(no subject)

Jun 03, 2005 00:40

I SWEAR TO GOD, my life is a fucking soap opera. i'm doing EXTREME venting in this bitch because i don't know where to go anymore. okay, remember matt? PERFECT. we were perfect, everything was amazing & then it.. fell apart? we went to the beach together on monday and had such a great time together, the next time he says i'm too scared of commitment, i can't handle this. WTF? dejavu!? i had this shit with john, what is wrong these guys? so now we're gonna "go our seperate ways and forget about each other." yeah lovely. the part that hurts the most is looking back on what we had for those, 3 weeks. his cute away messages that said 'you're the only thing in my life that makes me happy' oh & the best one, 'we all have pasts, but we have to look past them and start a future and i want you in my future' HAHA okay, DON'T FUCK WITH ME. i'm so tempted to call his friend who wanted me before matt to chill but idk that's really mean. okay so i've only known him for 3 weeks, still.. everything was great and i was actually really happy. so, IT'S OVER. i'm sad, i'll get over it.

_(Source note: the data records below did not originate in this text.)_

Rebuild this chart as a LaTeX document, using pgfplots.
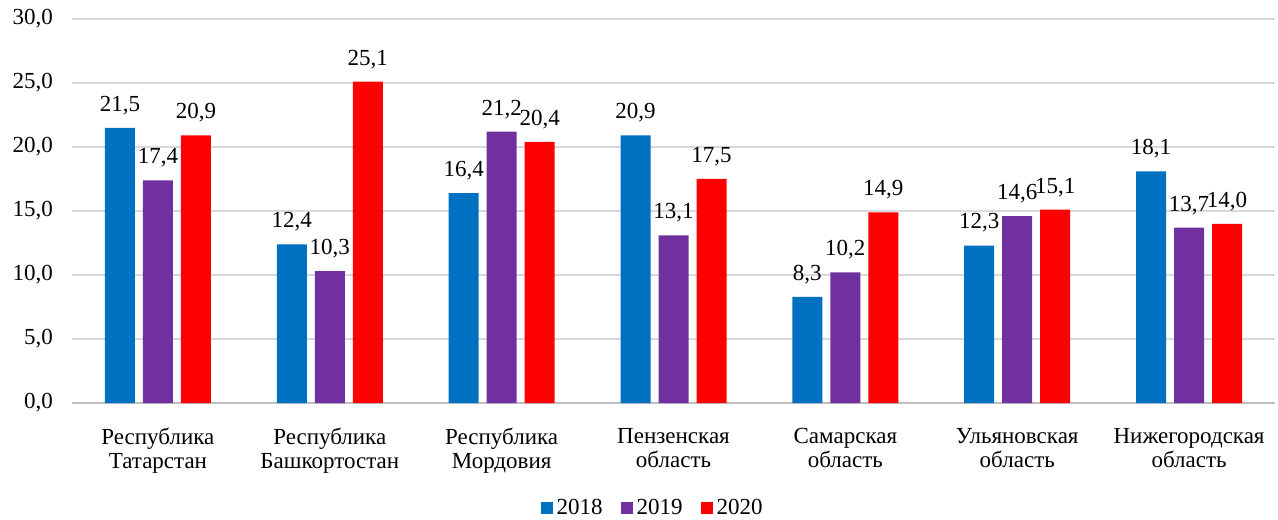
\documentclass[border=0pt]{standalone}
\usepackage{fontspec}
\setmainfont{Liberation Serif}
\usepackage{pgfplots}
\pgfplotsset{compat=1.18}
\definecolor{c18}{HTML}{0070C0}
\definecolor{c19}{HTML}{7030A0}
\definecolor{c20}{HTML}{FF0000}
\begin{document}
\begin{tikzpicture}
\useasboundingbox (-36pt,-58pt) rectangle (603pt,201.5pt);
\begin{axis}[
  at={(0,0)}, anchor=south west,
  scale only axis, width=601.5pt, height=192pt,
  ybar, bar width=15pt,
  ymin=0, ymax=30, ytick={0,5,...,30},
  xmin=-0.5, xmax=6.5,
  xtick={0,...,6},
  xticklabels={{Республика\\Татарстан},{Республика\\Башкортостан},{Республика\\Мордовия},{Пензенская\\область},{Самарская\\область},{Ульяновская\\область},{Нижегородская\\область}},
  xticklabel style={align=center, font=\fontsize{11.5}{12}\selectfont, yshift=-9pt},
  yticklabel style={font=\fontsize{11.5}{12}\selectfont, xshift=-6pt},
  /pgf/number format/assume math mode=true,
  /pgf/number format/fixed,
  /pgf/number format/fixed zerofill,
  /pgf/number format/precision=1,
  /pgf/number format/use comma,
  ymajorgrids, grid style={draw=black!15, line width=0.8pt},
  axis x line*=bottom, axis y line*=left,
  x axis line style={draw=black!25, line width=0.8pt, -},
  y axis line style={draw=none},
  major tick length=0pt,
  nodes near coords,
  nodes near coords style={font=\fontsize{11.5}{12}\selectfont, yshift=3pt, text=black},
  legend style={at={(0.5,-58pt)}, anchor=south, yshift=-3.5pt, xshift=-10pt, draw=none, fill=none, legend columns=3, font=\fontsize{11.5}{12}\selectfont, /tikz/every even column/.append style={column sep=7pt}},
  legend image code/.code={\fill[#1] (-1.5pt,-3pt) rectangle (4.5pt,3pt);},
  enlarge y limits=false,
]
\addplot[fill=c18, draw=none, bar shift=-19pt] coordinates {(0,21.5) (1,12.4) (2,16.4) (3,20.9) (4,8.3) (5,12.3) (6,18.1)};
\addplot[fill=c19, draw=none, bar shift=0pt] coordinates {(0,17.4) (1,10.3) (2,21.2) (3,13.1) (4,10.2) (5,14.6) (6,13.7)};
\addplot[fill=c20, draw=none, bar shift=19pt] coordinates {(0,20.9) (1,25.1) (2,20.4) (3,17.5) (4,14.9) (5,15.1) (6,14.0)};
\legend{2018,2019,2020}
\end{axis}
\end{tikzpicture}
\end{document}
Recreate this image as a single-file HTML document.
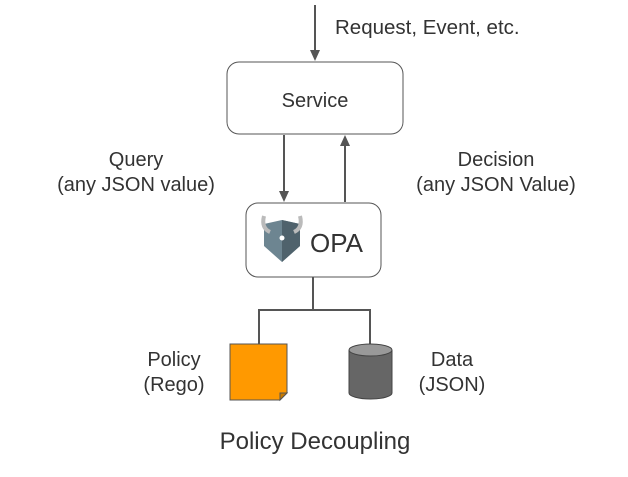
<!DOCTYPE html>
<html><head><style>
body{margin:0;width:628px;height:472px;background:#fff;overflow:hidden}
text{font-family:"Liberation Sans",Arial,sans-serif;fill:#333}
</style></head><body>
<svg width="628" height="472" viewBox="0 0 628 472">
<g stroke="#555" stroke-width="2" fill="none">
<line x1="315" y1="5" x2="315" y2="52"/>
<line x1="284" y1="135" x2="284" y2="193"/>
<line x1="345" y1="202" x2="345" y2="144"/>
<path d="M313,277 V310 M259,346 V310 H370 V346"/>
</g>
<path d="M310,50 H320 L315,61 Z" fill="#555"/>
<path d="M279,191 H289 L284,202 Z" fill="#555"/>
<path d="M340,146 H350 L345,135 Z" fill="#555"/>
<rect x="227" y="62" width="176" height="72" rx="12" fill="#fff" stroke="#555"/>
<rect x="246" y="203" width="135" height="74" rx="12" fill="#fff" stroke="#555"/>
<text x="315" y="107" font-size="20" text-anchor="middle">Service</text>
<text x="335" y="34" font-size="20.5">Request, Event, etc.</text>
<text x="136" y="166" font-size="20" text-anchor="middle">Query</text>
<text x="136" y="191" font-size="20" text-anchor="middle">(any JSON value)</text>
<text x="496" y="166" font-size="20" text-anchor="middle">Decision</text>
<text x="496" y="191" font-size="20" text-anchor="middle">(any JSON Value)</text>
<path d="M264,224 L282,220 L300,224 L300,246 L282,262 L264,246 Z" fill="#6d8591"/>
<path d="M282,220 L300,224 L300,246 L282,262 Z" fill="#4f626c"/>
<path d="M264,216 Q261,228 270,232 M300,216 Q303,228 294,232" stroke="#bbb" stroke-width="4" fill="none"/>
<circle cx="282" cy="238" r="2.5" fill="#fff"/>
<text x="310" y="252" font-size="26">OPA</text>
<path d="M230,344 H287 V393 L280,400 H230 Z" fill="#f90" stroke="#555"/>
<path d="M287,393 L280,393 L280,400 Z" fill="#c87a00" stroke="#555"/>
<path d="M349,350 V393 A21.5,6 0 0 0 392,393 V350" fill="#666" stroke="#444"/>
<ellipse cx="370.5" cy="350" rx="21.5" ry="6" fill="#999" stroke="#444"/>
<text x="174" y="366" font-size="20" text-anchor="middle">Policy</text>
<text x="174" y="391" font-size="20" text-anchor="middle">(Rego)</text>
<text x="452" y="366" font-size="20" text-anchor="middle">Data</text>
<text x="452" y="391" font-size="20" text-anchor="middle">(JSON)</text>
<text x="315" y="449" font-size="24" text-anchor="middle">Policy Decoupling</text>
</svg>
</body></html>
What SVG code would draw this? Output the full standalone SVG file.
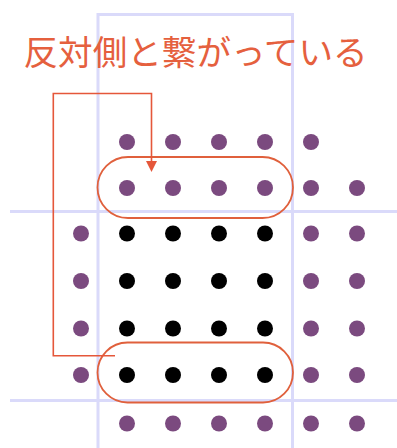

part 2 to my shitty life. nick called me back the other day- told me some news. he met someone. HE MET SOMEONE! already? he was just crying over me 24/7 and he MET SOMEONE. yeah, i did horrible things to him and dumped his ass but OMG i was shocked, hurt, mad, sad, happy- everything! THEN kristina calls me last night & says sam, i saw nick & "diana" at the mall tonight. OMG, she had a coach bag but she's so tall! haha i love her ♥ a coach bag and she's tall- that's how she describes her haha. okay anyways, isn't it great how nick has someone now and I DON'T? i truly feel like i'm being punished because of what i did to nick, my friends tell me no but i feel like i deserve this in a way. oh well.

um, PART 3 to my shitty life. i got into a fight with alexis. we probably won't talk for a while, i don't feel like explaining it right now cause i'm too pissed and upset but whatever.